Advice on high hedges

Under part 8 of the Anti-social Behaviour Act 2003, local authorities have new powers to deal with complaints about high hedges. The emphasis is on encouraging the parties concerned to resolve the problem between themselves. The council can only become involved when negotiations have failed and are clearly not going to be resolved without the council's intervention.

The booklet Over the garden hedge gives guidance on how to approach a neighbour about a hedge which is causing a problem and steps on how to resolve the matter amicably.  The booklet High Hedges - complaining to the council explains the extent of the legislation. 

Below is a summary of the main points of the legislation.

  • It only applies to two or more evergreen or semi-evergreen trees or shrubs growing in a row which are more than 2m in height
  • It does not apply to any deciduous tree or shrub, even those which retain their dead leaves such as beech or hornbeam, or to any individual tree or shrub
  • A complaint can only be considered if the hedge affects a residential property
  • Complaints about the hedge's roots, the dropping of leaves and debris are specifically excluded
  • When an enquiry is received, a complaint form will not automatically be sent.
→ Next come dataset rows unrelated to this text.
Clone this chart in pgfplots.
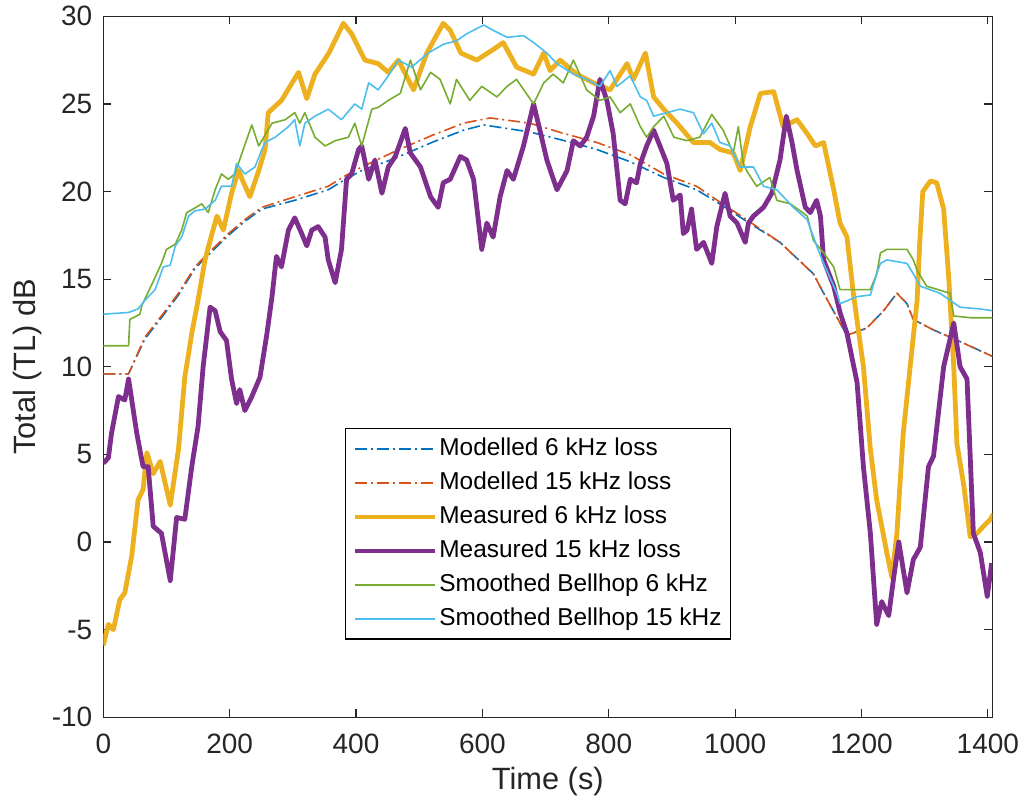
\documentclass[border=0pt]{standalone}
\usepackage{pgfplots}
\pgfplotsset{compat=1.18}
\usepackage{fontspec}
\setmainfont{Liberation Sans}
\definecolor{mblue}{rgb}{0,0.447,0.741}
\definecolor{morange}{rgb}{0.85,0.325,0.098}
\definecolor{myellow}{rgb}{0.929,0.694,0.125}
\definecolor{mpurple}{rgb}{0.494,0.184,0.556}
\definecolor{mgreen}{rgb}{0.466,0.674,0.188}
\definecolor{mcyan}{rgb}{0.301,0.745,0.933}
\definecolor{axgray}{rgb}{0.15,0.15,0.15}
\begin{document}
\begin{tikzpicture}
\begin{axis}[
  name=ax,
  scale only axis,
  width=444.5pt, height=350.5pt,
  xmin=0, xmax=1407, ymin=-10, ymax=30,
  xtick={0,200,400,600,800,1000,1200,1400},
  xticklabels={0,200,400,600,800,1000,1200,1400},
  ytick={-10,-5,0,5,10,15,20,25,30},
  yticklabels={-10,-5,0,5,10,15,20,25,30},
  tick align=inside,
  major tick length=4pt,
  axis line style={draw=axgray, line width=0.6pt},
  every tick/.style={draw=axgray, line width=0.6pt},
  tick label style={font=\fontsize{14}{16}\selectfont, text=axgray},
  xticklabel style={yshift=-5pt},
  yticklabel style={xshift=-2pt},
  xlabel={Time (s)},
  ylabel={Total (TL) dB},
  label style={font=\fontsize{15.4}{17}\selectfont, text=axgray},
  xlabel style={at={(axis description cs:0.5,-0.1036)}, anchor=base},
  ylabel style={at={(axis description cs:-0.0760,0.5)}, anchor=base},
  every axis plot/.append style={line join=round},
  legend style={at={(axis description cs:0.2719,0.4123)}, anchor=north west,
    draw=black, line width=0.6pt, fill=white,
    font=\fontsize{12.2}{14}\selectfont,
    inner xsep=3.5pt, inner ysep=3.3pt, row sep=3.5pt,
    nodes={inner sep=1pt, text height=9pt, text depth=2.5pt},
    /tikz/every even column/.append style={column sep=1.5pt}},
  legend cell align=left,
  legend image code/.code={\draw[#1] (0pt,0pt) -- (40pt,0pt);},
]
% Modelled 6 kHz
\addplot[mblue, line width=0.8pt, dash pattern=on 6pt off 2pt on 1pt off 2pt] table {
0 9.6
40 9.6
66 11.6
92 12.8
119 14.1
145 15.6
161 16.2
198 17.5
224 18.3
251 19.0
303 19.5
356 20.1
383 20.7
409 21.2
462 21.9
520 22.8
570 23.5
602 23.8
675 23.4
730 22.9
781 22.4
834 21.7
887 20.8
939 20.1
980 19.2
1018 18.3
1071 17.1
1124 15.3
1140 14.2
1166 12.5
1177 11.8
1208 12.2
1235 13.2
1256 14.2
1272 13.6
1282 12.7
1314 12.1
1346 11.6
1407 10.6
};
\addlegendentry{Modelled 6 kHz loss}
% Modelled 15 kHz
\addplot[morange, line width=0.8pt, dash pattern=on 6pt off 2pt on 1pt off 2pt] table {
0 9.6
40 9.6
66 11.7
92 12.9
119 14.2
145 15.7
161 16.3
198 17.6
224 18.4
251 19.1
303 19.7
356 20.3
383 20.9
409 21.4
462 22.3
520 23.2
570 23.9
612 24.2
675 23.9
730 23.3
781 22.8
834 22.1
887 21.0
939 20.3
980 19.3
1018 18.4
1071 17.1
1124 15.3
1140 14.2
1166 12.5
1177 11.8
1208 12.2
1235 13.2
1256 14.2
1272 13.6
1282 12.7
1314 12.1
1346 11.6
1407 10.6
};
\addlegendentry{Modelled 15 kHz loss}
% Measured 6 kHz
\addplot[myellow, line width=2.4pt] table {
0 -5.9
8 -4.7
16 -5.0
26 -3.3
34 -2.9
45 -0.8
55 2.4
63 3.0
69 5.1
79 3.9
90 4.6
106 2.1
119 5.3
129 9.4
140 11.9
150 13.8
161 16.1
172 17.6
180 18.6
190 17.8
203 19.9
214 21.2
222 20.5
232 19.7
246 21.2
256 22.4
261 24.5
282 25.2
309 26.8
322 25.3
335 26.7
357 27.9
380 29.6
393 29.0
414 27.5
435 27.3
451 26.8
467 27.5
491 25.8
512 27.9
538 29.6
549 29.2
566 27.9
591 27.5
617 28.1
633 28.5
654 27.1
681 26.7
697 27.9
707 26.9
723 27.5
749 26.7
776 26.2
802 25.8
829 27.3
839 26.4
858 27.9
871 25.4
887 24.7
908 23.9
934 22.8
960 22.8
976 22.4
997 22.2
1008 21.2
1024 23.7
1040 25.6
1061 25.7
1076 23.7
1098 24.1
1114 23.3
1127 22.6
1140 22.8
1156 20.1
1166 18.2
1177 17.4
1187 14.2
1198 11.3
1203 10.0
1214 5.3
1224 2.4
1240 -0.6
1248 -2.0
1256 0.5
1266 6.2
1277 10.0
1288 13.8
1292 17.0
1297 20.0
1309 20.6
1319 20.5
1330 19.0
1338 15.1
1346 10.0
1351 5.6
1362 3.2
1372 0.3
1383 0.5
1393 0.9
1404 1.3
1409 1.6
};
\addlegendentry{Measured 6 kHz loss}
% Measured 15 kHz
\addplot[mpurple, line width=2.4pt] table {
0 4.5
8 4.8
13 6.2
24 8.3
34 8.1
40 9.3
53 6.2
63 4.3
71 4.3
79 0.9
92 0.5
106 -2.2
116 1.4
129 1.3
140 4.3
150 6.6
158 10.0
169 13.4
177 13.2
185 12.0
195 11.5
203 9.3
211 7.9
216 8.7
224 7.5
235 8.3
248 9.4
259 11.9
267 14.0
274 16.3
282 15.7
293 17.8
303 18.5
314 17.6
322 16.9
330 17.8
340 18.0
351 17.4
356 16.1
367 14.8
377 16.7
385 20.7
393 21.0
404 22.4
409 22.6
420 20.7
430 21.8
441 19.9
451 21.4
462 22.0
478 23.6
486 22.2
502 21.4
518 19.7
530 19.1
538 20.5
549 20.7
565 22.0
575 21.8
586 20.7
596 17.6
599 16.7
607 18.2
617 17.4
628 19.7
639 21.2
649 20.7
665 22.6
681 25.0
691 23.5
702 21.8
718 20.1
734 21.2
744 22.9
755 22.6
765 23.1
776 24.3
786 26.4
797 25.2
807 23.3
818 19.5
826 19.3
834 20.7
844 20.5
850 21.6
860 22.6
871 23.5
881 22.6
892 21.6
902 19.5
913 19.8
918 17.6
924 17.8
931 19.0
939 16.7
950 17.1
963 15.9
971 18.0
984 19.9
992 18.6
1003 18.2
1016 17.1
1021 18.2
1029 18.6
1045 19.1
1058 19.9
1071 21.8
1081 24.3
1090 22.8
1098 21.2
1111 19.1
1119 18.8
1129 19.5
1135 18.6
1140 16.1
1156 14.6
1166 13.1
1177 11.9
1193 9.1
1203 4.3
1214 0.5
1224 -4.7
1232 -3.4
1243 -4.2
1251 -2.0
1259 0.0
1272 -2.9
1282 -1.0
1293 -0.3
1306 4.3
1314 4.9
1330 10.0
1346 12.5
1356 10.0
1367 9.3
1377 0.5
1388 -0.6
1399 -3.1
1406 -1.2
};
\addlegendentry{Measured 15 kHz loss}
% Smoothed Bellhop 6 kHz
\addplot[mgreen, line width=0.8pt] table {
0 11.2
40 11.2
42 12.7
58 13.0
61 13.5
82 15.1
92 15.9
100 16.7
114 17.0
124 17.8
132 18.8
142 19.0
156 19.3
166 18.8
177 20.1
187 21.0
198 20.7
208 21.0
235 23.8
246 22.6
267 23.9
288 24.1
303 24.5
311 23.9
319 24.5
335 23.1
351 22.6
367 22.9
388 23.1
398 23.9
409 22.6
425 24.7
435 24.8
451 25.2
470 25.6
486 27.5
502 25.8
518 26.8
533 26.4
549 25.0
559 26.4
580 25.2
599 26.0
623 25.4
639 26.0
654 26.4
681 25.0
697 26.2
712 26.7
728 26.2
744 27.5
765 25.8
786 25.2
802 25.4
818 24.5
834 25.0
850 23.7
860 23.1
871 23.7
887 24.3
903 23.1
924 22.9
944 23.1
963 24.4
981 23.5
997 22.2
1005 23.7
1013 21.6
1018 21.2
1034 20.3
1055 20.8
1066 19.5
1087 19.3
1103 18.9
1114 18.6
1124 17.2
1140 16.5
1156 15.7
1166 14.4
1193 14.4
1214 14.4
1224 15.3
1230 16.5
1240 16.7
1272 16.7
1282 16.1
1288 15.5
1303 14.6
1340 14.2
1346 12.9
1372 12.8
1407 12.8
};
\addlegendentry{Smoothed Bellhop 6 kHz}
% Smoothed Bellhop 15 kHz
\addplot[mcyan, line width=0.8pt] table {
0 13.0
40 13.1
55 13.3
66 13.8
82 14.4
95 15.7
106 15.8
114 16.9
124 17.4
135 18.6
145 18.9
161 19.0
177 19.5
187 20.3
203 20.3
211 21.6
224 21.0
240 21.4
251 22.4
256 22.8
272 23.1
293 23.7
303 24.1
311 22.6
319 23.9
335 24.3
356 24.7
377 24.1
398 25.0
409 24.7
420 26.2
435 25.8
451 26.6
467 27.5
488 27.1
514 27.9
538 28.4
559 28.6
575 29.0
602 29.5
617 29.2
639 28.8
665 28.9
681 28.5
702 27.9
718 27.3
744 26.7
765 26.4
786 26.0
802 26.9
813 26.0
834 26.6
850 25.4
860 25.2
871 24.3
892 24.5
913 24.7
934 24.5
950 23.3
963 23.9
976 22.8
992 22.6
1008 21.4
1029 21.4
1045 20.3
1066 20.1
1092 19.1
1114 18.4
1129 16.9
1140 15.9
1161 14.2
1166 13.6
1193 14.0
1214 14.1
1224 15.3
1230 15.9
1240 16.1
1272 15.9
1282 15.3
1293 14.6
1324 14.2
1356 13.4
1388 13.3
1407 13.2
};
\addlegendentry{Smoothed Bellhop 15 kHz}
\end{axis}
\pgfresetboundingbox
\path[use as bounding box] ([shift={(-51.65pt,-43.85pt)}]ax.south west) rectangle ([shift={(14.35pt,8.15pt)}]ax.north east);
\end{tikzpicture}
\end{document}
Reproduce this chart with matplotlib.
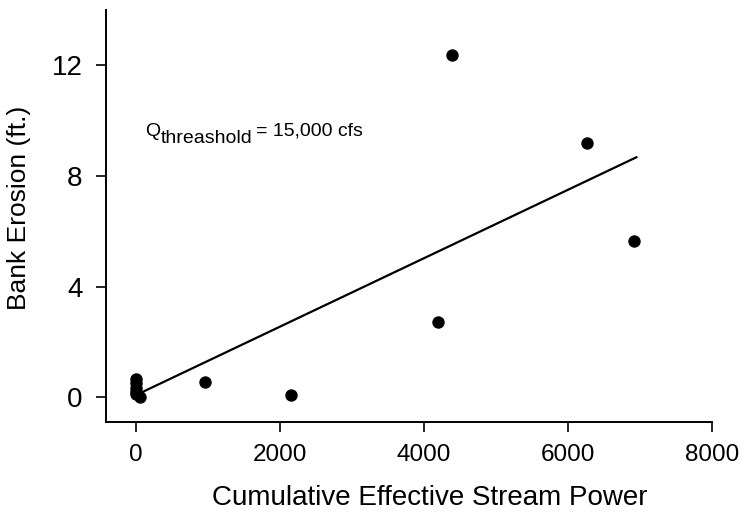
import matplotlib
matplotlib.use("Agg")
import matplotlib.pyplot as plt

plt.rcParams['font.family'] = ['Liberation Sans', 'DejaVu Sans']

# Data
stream_power = [0, 0, 0, 0, 0, 50, 950, 2150, 4200, 4390, 6270, 6920]
bank_erosion = [0.65, 0.5, 0.35, 0.2, 0.1, 0.0, 0.55, 0.08, 2.7, 12.35, 9.2, 5.65]

fit_x = [80, 6950]
fit_y = [0.18, 8.67]

x_ticks = [0, 2000, 4000, 6000, 8000]
y_ticks = [0, 4, 8, 12]

fig = plt.figure(figsize=(7.47, 5.16), dpi=100)
ax = fig.add_axes([0.142, 0.182, 0.811, 0.799])

ax.scatter(stream_power, bank_erosion, s=80, color='black', zorder=3, linewidths=0)
ax.plot(fit_x, fit_y, color='black', lw=1.6)

ax.set_xlim(-420, 8000)
ax.set_ylim(-0.9, 14)
ax.set_xticks(x_ticks)
ax.set_yticks(y_ticks)
ax.spines['top'].set_visible(False)
ax.spines['right'].set_visible(False)
ax.spines['left'].set_linewidth(1.4)
ax.spines['bottom'].set_linewidth(1.4)
ax.tick_params(axis='both', direction='out', length=7, width=1.2)
ax.tick_params(axis='y', labelsize=20, pad=10)
ax.tick_params(axis='x', labelsize=17.5, pad=9)

ax.set_xlabel('Cumulative Effective Stream Power', fontsize=20)
ax.set_ylabel('Bank Erosion (ft.)', fontsize=19)
ax.xaxis.set_label_coords(0.535, -0.153)
ax.yaxis.set_label_coords(-0.124, 0.519)

t1 = ax.text(125, 9.45, 'Q', fontsize=14)
t2 = ax.annotate('threashold', xy=(1, 0), xycoords=t1, xytext=(0.5, -5),
                 textcoords='offset points', fontsize=14, va='bottom')
t3 = ax.annotate('= 15,000 cfs', xy=(1, 0), xycoords=t2, xytext=(2, 5),
                 textcoords='offset points', fontsize=14, va='bottom')

fig.savefig('out.png', dpi=100)
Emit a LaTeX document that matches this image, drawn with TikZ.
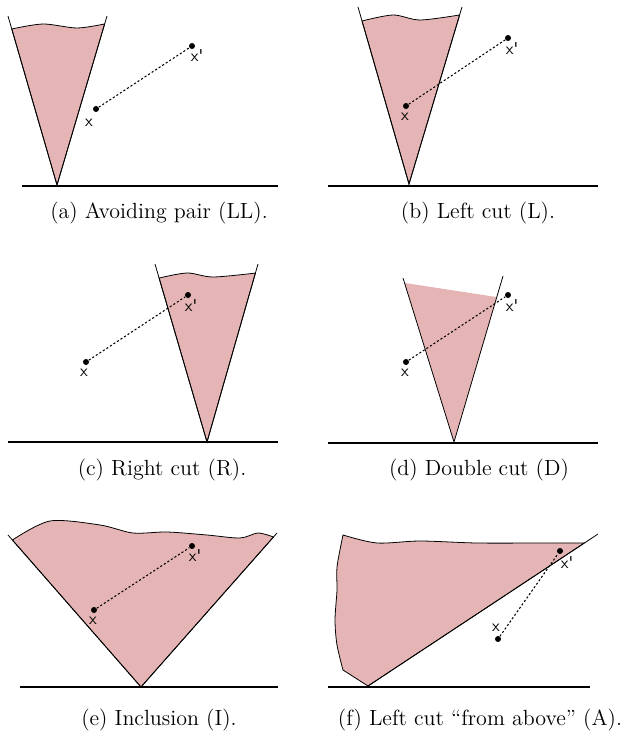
\documentclass[tikz,border=0pt]{standalone}
\usepackage{tikz}
\usetikzlibrary{calc}
\definecolor{conepink}{RGB}{229,181,181}
\tikzset{
  conefill/.style={fill=conepink, draw=black, line width=0.45pt},
  conefillonly/.style={fill=conepink},
  rayline/.style={draw=black, line width=0.45pt},
  groundline/.style={draw=black, line width=1pt},
  pairline/.style={draw=black, line width=0.6pt, dash pattern=on 1.2pt off 1.2pt},
  ptdot/.style={circle, fill=black, inner sep=0pt, minimum size=0.12cm},
  ptlabel/.style={font=\sffamily\fontsize{9.5}{11}\selectfont, inner sep=0pt},
  subcap/.style={font=\fontsize{12.5}{15}\selectfont, inner sep=0pt},
}
\newcommand{\xprime}{x\textquotesingle}
\begin{document}
\begin{tikzpicture}[x=0.02cm,y=-0.02cm]
  \useasboundingbox (0,0) rectangle (629,733);

  % (a) avoiding pair
  \coordinate (a-o) at (57,185);
  \coordinate (a-l) at (8,16);
  \coordinate (a-r) at (107,16);
  \coordinate (a-wl) at ($(a-o)!0.923!(a-l)$);
  \coordinate (a-wr) at ($(a-o)!0.953!(a-r)$);
  \filldraw[conefill] (a-o) -- plot[smooth] coordinates {(a-wl) (43,24) (77,28) (a-wr)} -- cycle;
  \draw[rayline] (a-l) -- (a-o) -- (a-r);
  \draw[groundline] (22,186) -- (278,186);
  \node[ptdot] (a-x) at (96,109) {};
  \node[ptdot] (a-xp) at (192,46) {};
  \draw[pairline] (a-x) -- (a-xp);
  \node[ptlabel] (a-xl) at (89,123) {x};
  \node[ptlabel] (a-xpl) at (197,56) {\xprime};
  \node[subcap] (a-cap) at (159,213) {(a) Avoiding pair (LL).};

  % (b) left cut
  \coordinate (b-o) at (409,184);
  \coordinate (b-l) at (358,7);
  \coordinate (b-r) at (462,7);
  \coordinate (b-wl) at ($(b-o)!0.921!(b-l)$);
  \coordinate (b-wr) at ($(b-o)!0.955!(b-r)$);
  \filldraw[conefill] (b-o) -- plot[smooth] coordinates {(b-wl) (393,15) (420,20) (b-wr)} -- cycle;
  \draw[rayline] (b-l) -- (b-o) -- (b-r);
  \draw[groundline] (328,186) -- (598,186);
  \node[ptdot] (b-x) at (406,106) {};
  \node[ptdot] (b-xp) at (508,38) {};
  \draw[pairline] (b-x) -- (b-xp);
  \node[ptlabel] (b-xl) at (405,117) {x};
  \node[ptlabel] (b-xpl) at (512,49) {\xprime};
  \node[subcap] (b-cap) at (478,213) {(b) Left cut (L).};

  % (c) right cut
  \coordinate (c-o) at (207,442);
  \coordinate (c-l) at (155,264);
  \coordinate (c-r) at (258,264);
  \coordinate (c-wl) at ($(c-o)!0.921!(c-l)$);
  \coordinate (c-wr) at ($(c-o)!0.949!(c-r)$);
  \filldraw[conefill] (c-o) -- plot[smooth] coordinates {(c-wl) (187,273) (213,277) (c-wr)} -- cycle;
  \draw[rayline] (c-l) -- (c-o) -- (c-r);
  \draw[groundline] (8,442) -- (278,442);
  \node[ptdot] (c-x) at (86,362) {};
  \node[ptdot] (c-xp) at (188,295) {};
  \draw[pairline] (c-x) -- (c-xp);
  \node[ptlabel] (c-xl) at (84,373) {x};
  \node[ptlabel] (c-xpl) at (191,306) {\xprime};
  \node[subcap] (c-cap) at (162,470) {(c) Right cut (R).};

  % (d) double cut
  \coordinate (d-o) at (454,442);
  \coordinate (d-l) at (403,278);
  \coordinate (d-r) at (503,276);
  \coordinate (d-wl) at ($(d-o)!0.970!(d-l)$);
  \coordinate (d-wr) at ($(d-o)!0.873!(d-r)$);
  \fill[conefillonly] (d-o) -- (d-wl) -- (d-wr) -- cycle;
  \draw[rayline] (d-l) -- (d-o) -- (d-r);
  \draw[groundline] (328,443) -- (598,443);
  \node[ptdot] (d-x) at (406,362) {};
  \node[ptdot] (d-xp) at (508,295) {};
  \draw[pairline] (d-x) -- (d-xp);
  \node[ptlabel] (d-xl) at (405,373) {x};
  \node[ptlabel] (d-xpl) at (512,306) {\xprime};
  \node[subcap] (d-cap) at (479,470) {(d) Double cut (D)};

  % (e) inclusion
  \coordinate (e-o) at (141,687);
  \coordinate (e-l) at (8,535);
  \coordinate (e-r) at (277,533);
  \coordinate (e-wl) at ($(e-o)!0.967!(e-l)$);
  \coordinate (e-wr) at ($(e-o)!0.974!(e-r)$);
  \filldraw[conefill] (e-o) -- plot[smooth] coordinates {(e-wl) (50,521) (100,525) (133,533) (167,532) (207,535) (240,538) (258,533) (e-wr)} -- cycle;
  \draw[rayline] (e-l) -- (e-o) -- (e-r);
  \draw[groundline] (20,687) -- (278,687);
  \node[ptdot] (e-x) at (94,610) {};
  \node[ptdot] (e-xp) at (192,546) {};
  \draw[pairline] (e-x) -- (e-xp);
  \node[ptlabel] (e-xl) at (93,621) {x};
  \node[ptlabel] (e-xpl) at (195,556) {\xprime};
  \node[subcap] (e-cap) at (159,720) {(e) Inclusion (I).};

  % (f) left cut from above
  \coordinate (f-o) at (368,686);
  \coordinate (f-r) at (598,534);
  \coordinate (f-wr) at ($(f-o)!0.941!(f-r)$);
  \filldraw[conefill] (f-o) -- (343,670)
    -- plot[smooth] coordinates {(343,670) (337,645) (335,620) (337,590) (337,567) (343,535)}
    -- plot[smooth] coordinates {(343,535) (377,543) (420,541) (477,543) (543,543) (f-wr)} -- cycle;
  \draw[rayline] (f-o) -- (f-r);
  \draw[groundline] (328,687) -- (590,687);
  \node[ptdot] (f-x) at (498,639) {};
  \node[ptdot] (f-xp) at (560,551) {};
  \draw[pairline] (f-x) -- (f-xp);
  \node[ptlabel] (f-xl) at (496,628) {x};
  \node[ptlabel] (f-xpl) at (567,563) {\xprime};
  \node[subcap] (f-cap) at (480,720) {(f) Left cut ``from above'' (A).};
\end{tikzpicture}
\end{document}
No complaint will be entertained by the council until the complainant can demonstrate they have exhausted every means to resolve the issue with the owner of the hedge. Documentary evidence of this will be required to accompany every formal complaint
  • The Act allows the council to charge a fee, paid by the complainant, to cover some or all of the cost of dealing with the complaint.  The fee has been set at £400 with a concession of £100 for people on certain benefits.  If within three weeks of receiving a complaint, the matter is subsequently resolved amicably, or a complaint is found to be invalid, then a 75% refund of the fee levied will be made
  • If it is found that the hedge does cause a problem the council can serve a Remedial Notice on the owner. This notice will specify what action is necessary to abate the nuisance
  • There is no time limit to deal with a complaint
  • Both parties have a right of appeal against the council's decision through the Planning Inspectorate
  • As a last resort, the council has powers to enter the land to carry out the required work by default and charge the owner of the hedge accordingly.